- Associated Press - Saturday, December 20, 2014

SALT LAKE CITY (AP) - Officials at Grand Staircase-Escalante National Monument in southern Utah are considering new ways to deal with a rare but recurring problem: wayward cows that become stuck in slot canyons.

The problem resurfaced Dec. 9, when a visitor told officials about a cow that had become trapped in Peek-a-Boo Canyon, which is popular among hikers.

A rancher who holds grazing permits for the area made matters worse after he failed to drive his cow out of the canyon the way it had come in, according to monument officials. His ranch hands then killed the cow and cut off its head and front quarters, but the rear half remained wedged in the narrow passage.

The carcass was finally set on fire in hopes of making it easier to pull out, but instead, rocky debris from above crashed down to end the comedy of errors.

“We are working to see if we can get any more of the animal out and spread the rocks around,” monument spokesman Larry Crutchfield told The Salt Lake Tribune (https://bit.ly/1z1PWEX ). “It’s still a work in progress. It will be a couple days before it’s cleaned up.”

Though the cow is not blocking hikers’ passage through the canyon, monument staff put up signs at the Dry Fork trailhead warning of the stench.
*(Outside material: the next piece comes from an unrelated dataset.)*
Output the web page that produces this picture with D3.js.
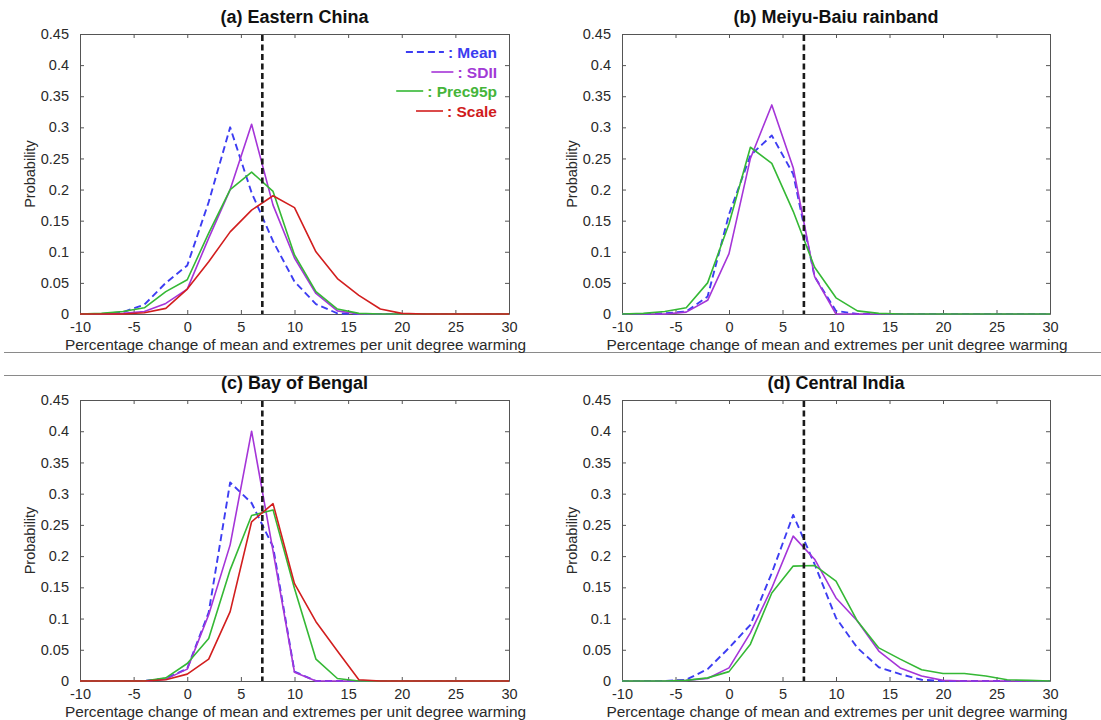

Fences have been installed to keep cows out of slot canyons, but they often are damaged during storms. Monument officials believe the cow entered through a damaged section.

The monument is developing new protocols for dealing with trapped livestock to avoid a repeat.

The problem is rare but does occur once or twice a year, according to Mary O’Brien of the Grand Canyon Trust. She recommends efforts such as putting signs at some canyon entrances that tell people how to avoid sending a cow deeper into a canyon and whom to contact if visitors see a trapped cow.

“In the past, when a cow has gotten stuck in a canyon and the permittee can’t get it to turn around and come out, the permittee has shot the cow, butchered it, and carried pieces out to where they could be burned,” she wrote in an email.